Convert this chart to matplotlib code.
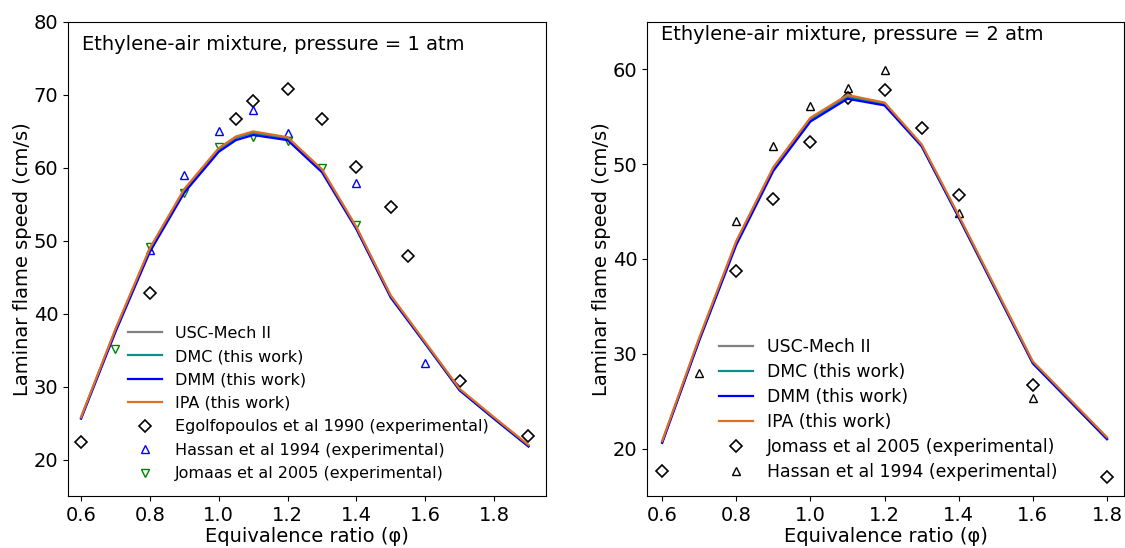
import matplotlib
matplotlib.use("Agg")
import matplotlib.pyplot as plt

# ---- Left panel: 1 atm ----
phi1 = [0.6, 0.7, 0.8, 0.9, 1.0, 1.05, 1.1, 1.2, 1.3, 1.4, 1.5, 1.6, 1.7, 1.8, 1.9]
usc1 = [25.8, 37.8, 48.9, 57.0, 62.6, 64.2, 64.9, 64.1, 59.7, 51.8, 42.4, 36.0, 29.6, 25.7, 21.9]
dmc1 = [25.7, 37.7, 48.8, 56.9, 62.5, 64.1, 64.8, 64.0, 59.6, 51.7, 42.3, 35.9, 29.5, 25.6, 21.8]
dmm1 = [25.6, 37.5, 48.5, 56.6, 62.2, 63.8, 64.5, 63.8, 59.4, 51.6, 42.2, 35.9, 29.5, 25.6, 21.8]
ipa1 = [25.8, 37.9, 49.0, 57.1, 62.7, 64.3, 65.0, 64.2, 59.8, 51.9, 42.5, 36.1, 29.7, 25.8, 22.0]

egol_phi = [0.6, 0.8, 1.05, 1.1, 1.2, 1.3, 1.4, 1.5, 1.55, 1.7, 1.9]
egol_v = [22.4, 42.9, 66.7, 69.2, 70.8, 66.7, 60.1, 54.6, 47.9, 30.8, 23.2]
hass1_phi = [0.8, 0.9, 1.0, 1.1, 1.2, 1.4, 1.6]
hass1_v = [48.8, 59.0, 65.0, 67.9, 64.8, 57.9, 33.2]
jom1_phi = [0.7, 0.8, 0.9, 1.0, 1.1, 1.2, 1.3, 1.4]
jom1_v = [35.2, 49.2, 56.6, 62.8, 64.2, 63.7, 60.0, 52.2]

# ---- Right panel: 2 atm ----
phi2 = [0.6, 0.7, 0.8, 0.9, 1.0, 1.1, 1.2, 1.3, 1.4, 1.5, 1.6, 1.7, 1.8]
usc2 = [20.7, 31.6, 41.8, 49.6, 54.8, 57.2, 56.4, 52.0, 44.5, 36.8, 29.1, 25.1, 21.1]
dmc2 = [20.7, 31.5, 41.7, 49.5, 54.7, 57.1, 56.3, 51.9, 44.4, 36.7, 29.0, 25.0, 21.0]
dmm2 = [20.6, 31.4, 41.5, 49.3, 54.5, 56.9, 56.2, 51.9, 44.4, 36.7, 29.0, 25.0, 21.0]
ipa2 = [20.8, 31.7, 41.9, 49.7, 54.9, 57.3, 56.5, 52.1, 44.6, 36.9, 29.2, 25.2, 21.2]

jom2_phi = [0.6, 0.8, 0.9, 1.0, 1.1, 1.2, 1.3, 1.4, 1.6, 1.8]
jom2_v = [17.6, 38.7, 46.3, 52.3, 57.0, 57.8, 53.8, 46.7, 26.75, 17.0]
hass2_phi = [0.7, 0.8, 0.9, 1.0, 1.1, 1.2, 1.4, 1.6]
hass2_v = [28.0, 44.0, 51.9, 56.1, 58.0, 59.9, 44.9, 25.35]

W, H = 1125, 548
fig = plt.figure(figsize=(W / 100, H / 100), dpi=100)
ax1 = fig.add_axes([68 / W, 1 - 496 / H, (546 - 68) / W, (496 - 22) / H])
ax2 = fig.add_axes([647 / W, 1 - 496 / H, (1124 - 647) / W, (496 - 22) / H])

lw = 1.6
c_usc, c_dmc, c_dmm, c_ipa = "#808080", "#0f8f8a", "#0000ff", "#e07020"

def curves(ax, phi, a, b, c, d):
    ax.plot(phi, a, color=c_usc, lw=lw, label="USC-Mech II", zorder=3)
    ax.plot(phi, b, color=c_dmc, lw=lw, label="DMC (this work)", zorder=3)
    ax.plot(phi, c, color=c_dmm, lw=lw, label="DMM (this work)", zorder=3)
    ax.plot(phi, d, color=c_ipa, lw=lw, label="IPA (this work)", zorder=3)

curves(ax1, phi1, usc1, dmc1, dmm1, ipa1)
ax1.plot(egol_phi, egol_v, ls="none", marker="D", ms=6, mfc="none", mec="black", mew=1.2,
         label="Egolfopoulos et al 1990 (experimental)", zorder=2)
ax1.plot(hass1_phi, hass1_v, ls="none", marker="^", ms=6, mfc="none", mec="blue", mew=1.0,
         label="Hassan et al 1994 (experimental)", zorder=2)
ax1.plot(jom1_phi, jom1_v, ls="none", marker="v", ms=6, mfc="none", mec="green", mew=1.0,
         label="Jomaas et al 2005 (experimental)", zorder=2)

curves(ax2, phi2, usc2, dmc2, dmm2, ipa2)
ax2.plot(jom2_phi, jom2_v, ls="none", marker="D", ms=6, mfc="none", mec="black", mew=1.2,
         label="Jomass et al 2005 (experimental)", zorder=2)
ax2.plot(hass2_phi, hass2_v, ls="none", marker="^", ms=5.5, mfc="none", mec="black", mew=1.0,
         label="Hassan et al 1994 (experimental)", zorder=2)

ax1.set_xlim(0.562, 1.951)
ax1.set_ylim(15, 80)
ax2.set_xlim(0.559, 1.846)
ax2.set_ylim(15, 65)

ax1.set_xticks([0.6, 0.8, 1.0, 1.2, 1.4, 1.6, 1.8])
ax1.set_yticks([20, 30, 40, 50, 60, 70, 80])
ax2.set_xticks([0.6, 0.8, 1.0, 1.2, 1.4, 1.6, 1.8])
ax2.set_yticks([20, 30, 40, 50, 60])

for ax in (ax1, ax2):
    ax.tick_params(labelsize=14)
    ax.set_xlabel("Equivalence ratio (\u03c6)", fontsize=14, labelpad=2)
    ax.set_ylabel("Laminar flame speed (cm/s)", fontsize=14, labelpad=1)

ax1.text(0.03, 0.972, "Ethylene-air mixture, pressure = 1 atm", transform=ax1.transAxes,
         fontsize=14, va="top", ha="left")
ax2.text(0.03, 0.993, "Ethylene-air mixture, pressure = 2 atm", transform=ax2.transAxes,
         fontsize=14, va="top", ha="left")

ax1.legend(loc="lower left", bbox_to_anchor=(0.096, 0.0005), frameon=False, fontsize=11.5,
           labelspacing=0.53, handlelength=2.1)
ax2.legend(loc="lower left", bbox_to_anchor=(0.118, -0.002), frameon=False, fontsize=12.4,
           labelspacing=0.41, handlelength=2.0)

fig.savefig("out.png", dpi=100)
******
#### WRITTEN REQUEST:
Produce an exact copy of each line of data, skipping embedded images.

#### THE ANSWER:
Convert this chart to matplotlib code.
import matplotlib
matplotlib.use("Agg")
import matplotlib.pyplot as plt

# ---- Left panel: 1 atm ----
phi1 = [0.6, 0.7, 0.8, 0.9, 1.0, 1.05, 1.1, 1.2, 1.3, 1.4, 1.5, 1.6, 1.7, 1.8, 1.9]
usc1 = [25.8, 37.8, 48.9, 57.0, 62.6, 64.2, 64.9, 64.1, 59.7, 51.8, 42.4, 36.0, 29.6, 25.7, 21.9]
dmc1 = [25.7, 37.7, 48.8, 56.9, 62.5, 64.1, 64.8, 64.0, 59.6, 51.7, 42.3, 35.9, 29.5, 25.6, 21.8]
dmm1 = [25.6, 37.5, 48.5, 56.6, 62.2, 63.8, 64.5, 63.8, 59.4, 51.6, 42.2, 35.9, 29.5, 25.6, 21.8]
ipa1 = [25.8, 37.9, 49.0, 57.1, 62.7, 64.3, 65.0, 64.2, 59.8, 51.9, 42.5, 36.1, 29.7, 25.8, 22.0]

egol_phi = [0.6, 0.8, 1.05, 1.1, 1.2, 1.3, 1.4, 1.5, 1.55, 1.7, 1.9]
egol_v = [22.4, 42.9, 66.7, 69.2, 70.8, 66.7, 60.1, 54.6, 47.9, 30.8, 23.2]
hass1_phi = [0.8, 0.9, 1.0, 1.1, 1.2, 1.4, 1.6]
hass1_v = [48.8, 59.0, 65.0, 67.9, 64.8, 57.9, 33.2]
jom1_phi = [0.7, 0.8, 0.9, 1.0, 1.1, 1.2, 1.3, 1.4]
jom1_v = [35.2, 49.2, 56.6, 62.8, 64.2, 63.7, 60.0, 52.2]

# ---- Right panel: 2 atm ----
phi2 = [0.6, 0.7, 0.8, 0.9, 1.0, 1.1, 1.2, 1.3, 1.4, 1.5, 1.6, 1.7, 1.8]
usc2 = [20.7, 31.6, 41.8, 49.6, 54.8, 57.2, 56.4, 52.0, 44.5, 36.8, 29.1, 25.1, 21.1]
dmc2 = [20.7, 31.5, 41.7, 49.5, 54.7, 57.1, 56.3, 51.9, 44.4, 36.7, 29.0, 25.0, 21.0]
dmm2 = [20.6, 31.4, 41.5, 49.3, 54.5, 56.9, 56.2, 51.9, 44.4, 36.7, 29.0, 25.0, 21.0]
ipa2 = [20.8, 31.7, 41.9, 49.7, 54.9, 57.3, 56.5, 52.1, 44.6, 36.9, 29.2, 25.2, 21.2]

jom2_phi = [0.6, 0.8, 0.9, 1.0, 1.1, 1.2, 1.3, 1.4, 1.6, 1.8]
jom2_v = [17.6, 38.7, 46.3, 52.3, 57.0, 57.8, 53.8, 46.7, 26.75, 17.0]
hass2_phi = [0.7, 0.8, 0.9, 1.0, 1.1, 1.2, 1.4, 1.6]
hass2_v = [28.0, 44.0, 51.9, 56.1, 58.0, 59.9, 44.9, 25.35]

W, H = 1125, 548
fig = plt.figure(figsize=(W / 100, H / 100), dpi=100)
ax1 = fig.add_axes([68 / W, 1 - 496 / H, (546 - 68) / W, (496 - 22) / H])
ax2 = fig.add_axes([647 / W, 1 - 496 / H, (1124 - 647) / W, (496 - 22) / H])

lw = 1.6
c_usc, c_dmc, c_dmm, c_ipa = "#808080", "#0f8f8a", "#0000ff", "#e07020"

def curves(ax, phi, a, b, c, d):
    ax.plot(phi, a, color=c_usc, lw=lw, label="USC-Mech II", zorder=3)
    ax.plot(phi, b, color=c_dmc, lw=lw, label="DMC (this work)", zorder=3)
    ax.plot(phi, c, color=c_dmm, lw=lw, label="DMM (this work)", zorder=3)
    ax.plot(phi, d, color=c_ipa, lw=lw, label="IPA (this work)", zorder=3)

curves(ax1, phi1, usc1, dmc1, dmm1, ipa1)
ax1.plot(egol_phi, egol_v, ls="none", marker="D", ms=6, mfc="none", mec="black", mew=1.2,
         label="Egolfopoulos et al 1990 (experimental)", zorder=2)
ax1.plot(hass1_phi, hass1_v, ls="none", marker="^", ms=6, mfc="none", mec="blue", mew=1.0,
         label="Hassan et al 1994 (experimental)", zorder=2)
ax1.plot(jom1_phi, jom1_v, ls="none", marker="v", ms=6, mfc="none", mec="green", mew=1.0,
         label="Jomaas et al 2005 (experimental)", zorder=2)

curves(ax2, phi2, usc2, dmc2, dmm2, ipa2)
ax2.plot(jom2_phi, jom2_v, ls="none", marker="D", ms=6, mfc="none", mec="black", mew=1.2,
         label="Jomass et al 2005 (experimental)", zorder=2)
ax2.plot(hass2_phi, hass2_v, ls="none", marker="^", ms=5.5, mfc="none", mec="black", mew=1.0,
         label="Hassan et al 1994 (experimental)", zorder=2)

ax1.set_xlim(0.562, 1.951)
ax1.set_ylim(15, 80)
ax2.set_xlim(0.559, 1.846)
ax2.set_ylim(15, 65)

ax1.set_xticks([0.6, 0.8, 1.0, 1.2, 1.4, 1.6, 1.8])
ax1.set_yticks([20, 30, 40, 50, 60, 70, 80])
ax2.set_xticks([0.6, 0.8, 1.0, 1.2, 1.4, 1.6, 1.8])
ax2.set_yticks([20, 30, 40, 50, 60])

for ax in (ax1, ax2):
    ax.tick_params(labelsize=14)
    ax.set_xlabel("Equivalence ratio (\u03c6)", fontsize=14, labelpad=2)
    ax.set_ylabel("Laminar flame speed (cm/s)", fontsize=14, labelpad=1)

ax1.text(0.03, 0.972, "Ethylene-air mixture, pressure = 1 atm", transform=ax1.transAxes,
         fontsize=14, va="top", ha="left")
ax2.text(0.03, 0.993, "Ethylene-air mixture, pressure = 2 atm", transform=ax2.transAxes,
         fontsize=14, va="top", ha="left")

ax1.legend(loc="lower left", bbox_to_anchor=(0.096, 0.0005), frameon=False, fontsize=11.5,
           labelspacing=0.53, handlelength=2.1)
ax2.legend(loc="lower left", bbox_to_anchor=(0.118, -0.002), frameon=False, fontsize=12.4,
           labelspacing=0.41, handlelength=2.0)

fig.savefig("out.png", dpi=100)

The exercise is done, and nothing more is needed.